## Source material:

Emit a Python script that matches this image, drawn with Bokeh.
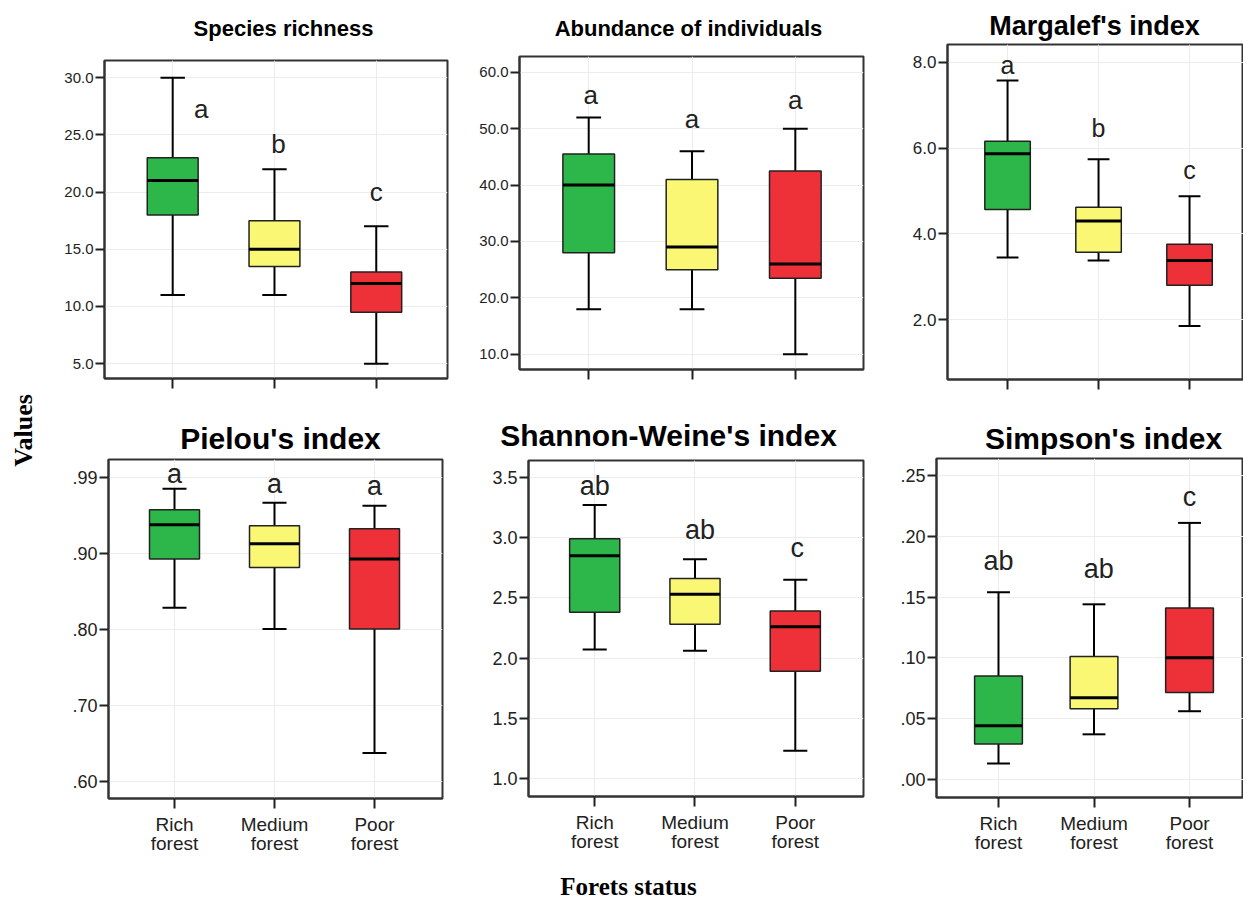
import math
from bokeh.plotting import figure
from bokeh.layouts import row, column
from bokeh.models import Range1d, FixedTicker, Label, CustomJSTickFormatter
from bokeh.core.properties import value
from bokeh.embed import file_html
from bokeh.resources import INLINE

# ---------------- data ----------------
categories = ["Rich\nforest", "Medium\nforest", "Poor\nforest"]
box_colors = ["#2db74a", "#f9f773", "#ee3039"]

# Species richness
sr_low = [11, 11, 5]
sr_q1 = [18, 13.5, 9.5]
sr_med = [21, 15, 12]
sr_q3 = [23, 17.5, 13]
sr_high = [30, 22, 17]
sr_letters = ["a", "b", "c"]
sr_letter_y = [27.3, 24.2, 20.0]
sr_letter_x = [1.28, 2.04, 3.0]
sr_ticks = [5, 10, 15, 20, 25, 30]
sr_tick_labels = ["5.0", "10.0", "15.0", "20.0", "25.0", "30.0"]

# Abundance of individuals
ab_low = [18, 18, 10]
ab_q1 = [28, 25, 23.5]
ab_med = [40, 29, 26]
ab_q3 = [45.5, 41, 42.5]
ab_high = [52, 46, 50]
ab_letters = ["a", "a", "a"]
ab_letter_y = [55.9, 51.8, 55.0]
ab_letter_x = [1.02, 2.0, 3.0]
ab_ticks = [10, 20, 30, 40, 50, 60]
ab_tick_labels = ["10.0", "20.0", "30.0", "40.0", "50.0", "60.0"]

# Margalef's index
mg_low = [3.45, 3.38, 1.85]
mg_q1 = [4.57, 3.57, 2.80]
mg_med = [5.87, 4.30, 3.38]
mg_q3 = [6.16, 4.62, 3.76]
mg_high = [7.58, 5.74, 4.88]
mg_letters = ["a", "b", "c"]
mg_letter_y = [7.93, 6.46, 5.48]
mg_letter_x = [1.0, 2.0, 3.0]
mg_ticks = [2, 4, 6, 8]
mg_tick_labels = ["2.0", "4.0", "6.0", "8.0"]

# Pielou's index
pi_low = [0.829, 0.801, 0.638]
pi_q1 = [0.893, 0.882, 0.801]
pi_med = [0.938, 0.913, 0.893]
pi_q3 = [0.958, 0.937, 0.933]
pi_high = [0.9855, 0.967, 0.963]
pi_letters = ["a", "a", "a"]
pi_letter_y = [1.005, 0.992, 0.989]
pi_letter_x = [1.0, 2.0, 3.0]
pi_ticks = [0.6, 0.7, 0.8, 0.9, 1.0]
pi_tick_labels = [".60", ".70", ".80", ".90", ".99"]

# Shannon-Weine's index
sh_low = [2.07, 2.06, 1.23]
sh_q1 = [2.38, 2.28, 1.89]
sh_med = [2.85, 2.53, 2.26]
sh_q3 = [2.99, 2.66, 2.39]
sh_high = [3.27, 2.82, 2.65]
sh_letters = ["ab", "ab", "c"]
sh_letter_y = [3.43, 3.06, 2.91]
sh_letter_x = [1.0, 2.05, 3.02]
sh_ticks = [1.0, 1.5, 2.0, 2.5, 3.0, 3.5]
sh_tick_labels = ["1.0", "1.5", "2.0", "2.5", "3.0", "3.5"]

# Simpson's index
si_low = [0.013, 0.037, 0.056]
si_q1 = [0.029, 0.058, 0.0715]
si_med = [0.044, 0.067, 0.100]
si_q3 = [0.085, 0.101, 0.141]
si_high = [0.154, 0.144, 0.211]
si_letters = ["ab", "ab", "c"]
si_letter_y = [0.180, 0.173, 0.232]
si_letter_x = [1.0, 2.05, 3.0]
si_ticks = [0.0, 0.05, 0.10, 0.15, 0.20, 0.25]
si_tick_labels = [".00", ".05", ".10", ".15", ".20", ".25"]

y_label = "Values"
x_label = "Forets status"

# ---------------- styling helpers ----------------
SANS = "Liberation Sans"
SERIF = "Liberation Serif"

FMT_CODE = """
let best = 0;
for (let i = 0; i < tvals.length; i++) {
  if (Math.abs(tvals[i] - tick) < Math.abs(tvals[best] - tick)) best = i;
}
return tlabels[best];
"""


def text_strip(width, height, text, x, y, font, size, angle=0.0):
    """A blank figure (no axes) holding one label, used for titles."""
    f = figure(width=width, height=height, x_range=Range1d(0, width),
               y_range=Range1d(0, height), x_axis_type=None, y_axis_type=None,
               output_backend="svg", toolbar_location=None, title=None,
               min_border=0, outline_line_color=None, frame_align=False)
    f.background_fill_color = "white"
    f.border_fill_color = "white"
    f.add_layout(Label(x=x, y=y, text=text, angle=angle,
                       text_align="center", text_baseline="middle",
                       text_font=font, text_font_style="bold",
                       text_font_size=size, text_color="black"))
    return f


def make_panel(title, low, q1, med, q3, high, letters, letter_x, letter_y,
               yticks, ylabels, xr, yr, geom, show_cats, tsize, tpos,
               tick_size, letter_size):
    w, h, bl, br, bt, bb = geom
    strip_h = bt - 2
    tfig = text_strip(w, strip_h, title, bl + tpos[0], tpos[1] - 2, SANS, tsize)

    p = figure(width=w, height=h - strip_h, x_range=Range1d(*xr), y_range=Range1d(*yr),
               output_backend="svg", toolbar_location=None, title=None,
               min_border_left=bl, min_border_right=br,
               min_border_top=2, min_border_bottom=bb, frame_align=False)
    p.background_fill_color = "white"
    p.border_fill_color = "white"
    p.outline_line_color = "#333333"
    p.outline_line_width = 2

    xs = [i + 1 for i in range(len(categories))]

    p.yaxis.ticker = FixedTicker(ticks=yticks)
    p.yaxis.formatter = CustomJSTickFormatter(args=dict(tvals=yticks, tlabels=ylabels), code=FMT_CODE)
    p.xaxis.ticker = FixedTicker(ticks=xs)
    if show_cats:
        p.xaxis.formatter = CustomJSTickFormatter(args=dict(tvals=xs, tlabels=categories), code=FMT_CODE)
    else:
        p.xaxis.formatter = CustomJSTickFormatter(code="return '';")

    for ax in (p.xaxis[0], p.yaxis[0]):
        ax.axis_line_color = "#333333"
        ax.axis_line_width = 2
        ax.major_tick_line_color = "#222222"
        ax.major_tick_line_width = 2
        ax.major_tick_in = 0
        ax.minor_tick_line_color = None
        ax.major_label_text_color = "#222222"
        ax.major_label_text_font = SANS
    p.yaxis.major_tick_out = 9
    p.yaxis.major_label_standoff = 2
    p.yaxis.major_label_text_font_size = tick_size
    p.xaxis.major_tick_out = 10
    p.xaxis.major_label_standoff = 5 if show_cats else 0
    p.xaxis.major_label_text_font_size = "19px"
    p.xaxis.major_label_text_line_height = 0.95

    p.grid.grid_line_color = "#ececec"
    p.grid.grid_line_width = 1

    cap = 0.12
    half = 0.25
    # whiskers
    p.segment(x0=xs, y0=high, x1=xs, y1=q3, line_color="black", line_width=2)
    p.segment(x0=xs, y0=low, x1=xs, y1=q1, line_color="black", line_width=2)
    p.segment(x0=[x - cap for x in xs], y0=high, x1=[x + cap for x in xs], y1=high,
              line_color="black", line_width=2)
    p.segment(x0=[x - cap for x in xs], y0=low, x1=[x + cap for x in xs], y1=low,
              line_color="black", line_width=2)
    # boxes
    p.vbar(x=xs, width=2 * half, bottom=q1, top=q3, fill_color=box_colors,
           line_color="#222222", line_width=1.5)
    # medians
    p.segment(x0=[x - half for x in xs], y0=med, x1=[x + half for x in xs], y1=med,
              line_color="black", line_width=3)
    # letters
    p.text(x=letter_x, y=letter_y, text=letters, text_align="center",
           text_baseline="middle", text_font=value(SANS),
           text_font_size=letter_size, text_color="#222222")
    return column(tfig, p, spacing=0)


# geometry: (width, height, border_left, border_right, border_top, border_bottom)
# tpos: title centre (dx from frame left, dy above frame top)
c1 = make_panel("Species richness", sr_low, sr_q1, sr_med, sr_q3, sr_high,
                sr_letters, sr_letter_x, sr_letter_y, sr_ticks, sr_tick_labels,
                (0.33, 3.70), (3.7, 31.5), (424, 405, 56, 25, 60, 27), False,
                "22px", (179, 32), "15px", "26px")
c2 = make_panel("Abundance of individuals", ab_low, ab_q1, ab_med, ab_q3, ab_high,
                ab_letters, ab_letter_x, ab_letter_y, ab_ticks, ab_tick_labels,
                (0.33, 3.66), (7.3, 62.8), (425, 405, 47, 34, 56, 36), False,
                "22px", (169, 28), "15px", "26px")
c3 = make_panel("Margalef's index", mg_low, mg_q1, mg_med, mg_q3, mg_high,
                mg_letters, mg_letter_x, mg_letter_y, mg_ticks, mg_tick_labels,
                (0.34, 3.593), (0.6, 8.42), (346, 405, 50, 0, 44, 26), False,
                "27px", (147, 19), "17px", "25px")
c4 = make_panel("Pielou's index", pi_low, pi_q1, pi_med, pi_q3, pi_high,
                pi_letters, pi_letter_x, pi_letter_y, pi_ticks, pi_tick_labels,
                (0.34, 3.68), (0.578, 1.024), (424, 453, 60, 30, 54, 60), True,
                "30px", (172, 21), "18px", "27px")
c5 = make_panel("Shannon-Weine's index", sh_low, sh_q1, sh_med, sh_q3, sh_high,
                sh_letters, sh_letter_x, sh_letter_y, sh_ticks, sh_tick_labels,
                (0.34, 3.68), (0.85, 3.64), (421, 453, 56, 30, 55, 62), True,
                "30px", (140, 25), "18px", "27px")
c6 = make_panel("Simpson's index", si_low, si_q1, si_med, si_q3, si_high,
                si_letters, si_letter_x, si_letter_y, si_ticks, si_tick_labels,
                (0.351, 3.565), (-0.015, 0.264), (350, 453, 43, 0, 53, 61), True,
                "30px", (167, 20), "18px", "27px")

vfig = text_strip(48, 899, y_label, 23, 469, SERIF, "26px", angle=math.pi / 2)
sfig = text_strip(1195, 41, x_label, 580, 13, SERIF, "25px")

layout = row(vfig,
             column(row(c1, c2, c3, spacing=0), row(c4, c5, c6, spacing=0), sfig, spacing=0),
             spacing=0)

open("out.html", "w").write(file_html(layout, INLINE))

## Task objective:
Exactly as written, please give again the lines from the beginning of the listing through the line containing "from bokeh.resources import INLINE", inclusive, without any pictures.

## Result for this task:
Emit a Python script that matches this image, drawn with Bokeh.
import math
from bokeh.plotting import figure
from bokeh.layouts import row, column
from bokeh.models import Range1d, FixedTicker, Label, CustomJSTickFormatter
from bokeh.core.properties import value
from bokeh.embed import file_html
from bokeh.resources import INLINE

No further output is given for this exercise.